### Data provided:
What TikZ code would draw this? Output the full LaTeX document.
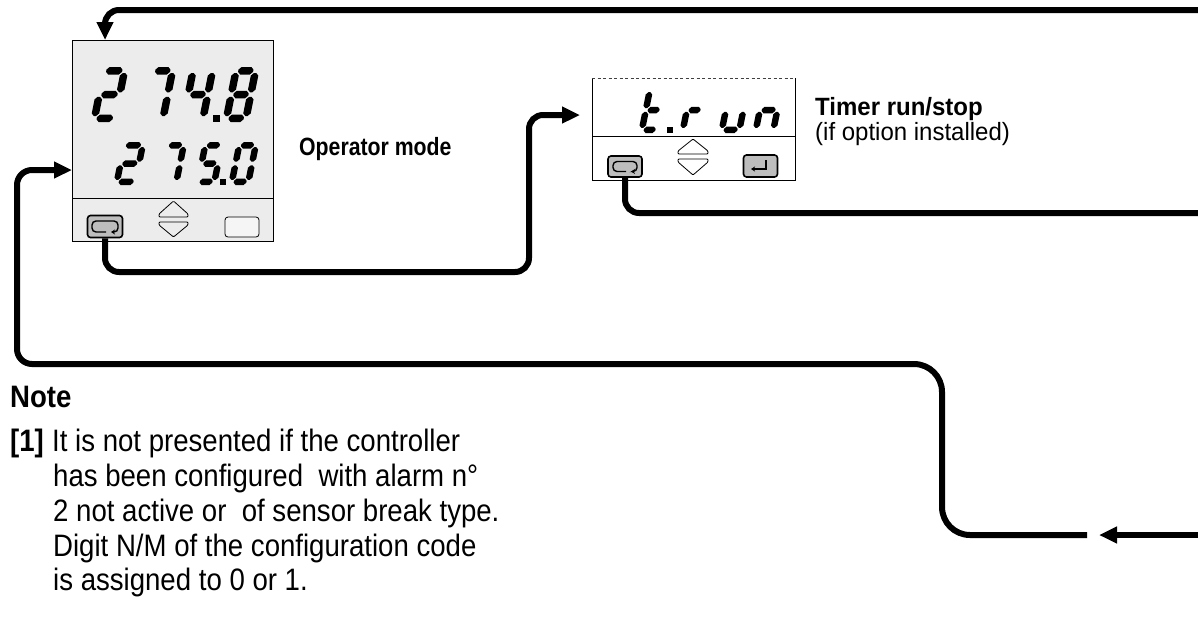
\documentclass[tikz,border=0pt]{standalone}
\usepackage{fontspec}
\setmainfont[FakeStretch=0.89]{Liberation Sans}
\newfontfamily\opfont[FakeStretch=0.85]{Liberation Sans}
\newfontfamily\tmfont[FakeStretch=0.96]{Liberation Sans}
\usetikzlibrary{arrows.meta}
\definecolor{panel}{gray}{0.925}
\definecolor{keyg}{gray}{0.74}

% seven-segment helpers (bevelled bars)
\newcommand\hsg[3]{\fill ({#1},{#3-\sgc}) -- ({#1},{#3+\sgc}) -- ({#1+\sgk},{#3+\sgh}) -- ({#2-\sgk},{#3+\sgh}) -- ({#2},{#3+\sgc}) -- ({#2},{#3-\sgc}) -- ({#2-\sgk},{#3-\sgh}) -- ({#1+\sgk},{#3-\sgh}) -- cycle;}
\newcommand\vsg[3]{\fill ({#1-\sgc},{#2}) -- ({#1+\sgc},{#2}) -- ({#1+\sgh},{#2-\sgk}) -- ({#1+\sgh},{#3+\sgk}) -- ({#1+\sgc},{#3}) -- ({#1-\sgc},{#3}) -- ({#1-\sgh},{#3+\sgk}) -- ({#1-\sgh},{#2-\sgk}) -- cycle;}
\def\sega{\hsg{\sgL+\sgG}{\sgR-\sgG}{\sgTp}}
\def\segb{\vsg{\sgR}{\sgTp-\sgG}{\sgM+\sgG}}
\def\segc{\vsg{\sgR}{\sgM-\sgG}{\sgB+\sgG}}
\def\segd{\hsg{\sgL+\sgG}{\sgR-\sgG}{\sgB}}
\def\sege{\vsg{\sgL}{\sgM-\sgG}{\sgB+\sgG}}
\def\segf{\vsg{\sgL}{\sgTp-\sgG}{\sgM+\sgG}}
\def\segg{\hsg{\sgL+\sgG}{\sgR-\sgG}{\sgM}}
\newcommand\sevseg[6]{%
 \begin{scope}[shift={(#1,#2)}, xslant=0.2, yscale=-1]
  \pgfmathsetmacro\sgh{#5/2}
  \pgfmathsetmacro\sgc{#5*0.15}
  \pgfmathsetmacro\sgk{#5*0.35}
  \pgfmathsetmacro\sgL{#5/2}
  \pgfmathsetmacro\sgR{#3-#5/2}
  \pgfmathsetmacro\sgTp{#4-#5/2}
  \pgfmathsetmacro\sgB{#5/2}
  \pgfmathsetmacro\sgM{#4/2}
  \pgfmathsetmacro\sgG{#5*0.3}
  \foreach \s in {#6}{\csname seg\s\endcsname}
 \end{scope}}

\begin{document}
\begin{tikzpicture}[x=1pt,y=-1pt,
  conn/.style={line width=6pt, rounded corners=14pt},
  tipT/.style={-{Triangle[length=18pt,width=16pt]}},
  keybox/.style={draw, line width=1.6pt, fill=keyg, rounded corners=3pt, inner sep=0pt, minimum width=35pt, minimum height=22pt},
  blankkey/.style={draw, line width=0.8pt, fill=white!96!black, rounded corners=3pt, inner sep=0pt, minimum width=34pt, minimum height=20pt},
  title/.style={anchor=base west, inner sep=0pt, font=\fontsize{25}{30}\selectfont\bfseries},
  sub/.style={anchor=base west, inner sep=0pt, font=\tmfont\fontsize{25}{30}\selectfont},
  body/.style={anchor=base west, inner sep=0pt, font=\fontsize{31}{35}\selectfont},
  updown/.style={line width=0.8pt, rounded corners=1pt}]
\useasboundingbox (0,0) rectangle (1198,622);

% ---------- device 1 (operator mode)
\node[draw, line width=1pt, fill=panel, minimum width=201pt, minimum height=201pt, anchor=north west, inner sep=0pt] (dev1) at (72,40) {};
\draw[line width=0.8pt] (72,198) -- (273,198);
\sevseg{90}{122}{28}{55}{7.5}{a,b,g,e,d}
\sevseg{139}{122}{27}{55}{7.5}{a,b,c}
\sevseg{179}{122}{27}{55}{7.5}{f,g,b,c}
\fill (213,115) rectangle (220,122);
\sevseg{222}{122}{27}{55}{7.5}{a,b,c,d,e,f,g}
\sevseg{113}{185}{25}{43}{6.5}{a,b,g,e,d}
\sevseg{156}{185}{23}{43}{6.5}{a,b,c}
\sevseg{194}{185}{23}{43}{6.5}{a,f,g,c,d}
\fill (220,179) rectangle (226,185);
\sevseg{228}{185}{23}{43}{6.5}{a,b,c,d,e,f}
\node[keybox] (k1) at (105,226.5) {};
\begin{scope}[shift={(k1.center)}]
 \draw[line width=1.4pt, rounded corners=4pt, -{Stealth[length=4pt,width=5pt]}] (1,5.5) -- (-13,5.5) -- (-13,-5.5) -- (13,-5.5) -- (13,5.5) -- (6,5.5);
\end{scope}
\draw[updown] (159,217) -- (159,214) -- (173.5,201) -- (188,214) -- (188,217) -- cycle;
\draw[updown] (159,222) -- (159,225) -- (173.5,237) -- (188,225) -- (188,222) -- cycle;
\node[blankkey] (k1b) at (242,227) {};
\node[title, font=\opfont\fontsize{25}{30}\selectfont\bfseries] (opm) at (299,155) {Operator mode};

% ---------- device 2 (timer run/stop)
\node[fill=white, minimum width=203pt, minimum height=102pt, anchor=north west, inner sep=0pt] (dev2) at (592,78) {};
\draw[line width=0.9pt] (dev2.north west) -- (dev2.south west) -- (dev2.south east) -- (dev2.north east);
\draw[line width=0.8pt, dash pattern=on 3pt off 2.5pt, black!75] (dev2.north west) -- (dev2.north east);
\draw[line width=0.8pt] (592,136) -- (795,136);
\sevseg{638}{133}{22}{46}{6.5}{f,e,g,d}
\fill (667,127) rectangle (673,133);
\sevseg{679}{133}{22}{46}{6.5}{e,g}
\sevseg{718}{133}{24}{46}{6.5}{e,d,c}
\sevseg{752}{133}{24}{46}{6.5}{e,g,c}
\node[keybox, minimum width=34pt, minimum height=21pt] (k2) at (625,166.5) {};
\begin{scope}[shift={(k2.center)}]
 \draw[line width=1.4pt, rounded corners=4pt, -{Stealth[length=4pt,width=5pt]}] (1,5) -- (-12,5) -- (-12,-5) -- (12,-5) -- (12,5) -- (6,5);
\end{scope}
\draw[updown] (678,154) -- (678,151) -- (693,139) -- (708,151) -- (708,154) -- cycle;
\draw[updown] (678,159) -- (678,162) -- (693,175) -- (708,162) -- (708,159) -- cycle;
\node[keybox, minimum width=34pt, minimum height=22pt] (k2b) at (760.5,166) {};
\draw[line width=1.4pt, -{Stealth[length=4pt,width=5pt]}] (766,160) -- (766,169) -- (751,169);
\node[title, font=\tmfont\fontsize{25}{30}\selectfont\bfseries] (trs) at (815,115) {Timer run/stop};
\node[sub] (opt) at (815,140) {(if option installed)};

% ---------- connectors
\coordinate (topR) at (1198,10);
\coordinate (midR) at (1198,213);
\coordinate (lowR) at (1198,535);
\coordinate (lowTip) at (1099,535);
\coordinate (lowEnd) at (1087,535);
\coordinate (a1) at (dev1.west |- 0,170);
\coordinate (a2) at (580,115);

\draw[conn, tipT] (topR) -| (dev1.north -| k1.center);
\draw[conn, tipT] (k1.south) |- (529,272) |- (a2);
\draw[conn] (k2.south) |- (midR);
\draw[conn, tipT] (lowR) -- (lowTip);
\draw[conn, tipT, rounded corners=28pt] (lowEnd) -- (942,535) -- (942,364) -- (600,364) [rounded corners=15pt] -- (17,364) -- (17,170) -- (a1);

% ---------- note
\node[anchor=base west, inner sep=0pt, font=\fontsize{31}{35}\selectfont\bfseries] (note) at (10,407) {Note};
\node[anchor=base west, inner sep=0pt, font=\fontsize{31}{35}\selectfont\bfseries] (n0) at (10,451) {[1]};
\node[body] (n1) at (52,451) {It is not presented if the controller};
\node[body] (n2) at (53,486) {has been configured\ \ with alarm n°};
\node[body] (n3) at (53,521) {2 not active or\ \ of sensor break type.};
\node[body] (n4) at (53,556) {Digit N/M of the configuration code};
\node[body] (n5) at (53,590) {is assigned to 0 or 1.};
\end{tikzpicture}
\end{document}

### Problem details:
State the count of lines in the data holding the word "code", adding nothing to it.

### Full answer:
2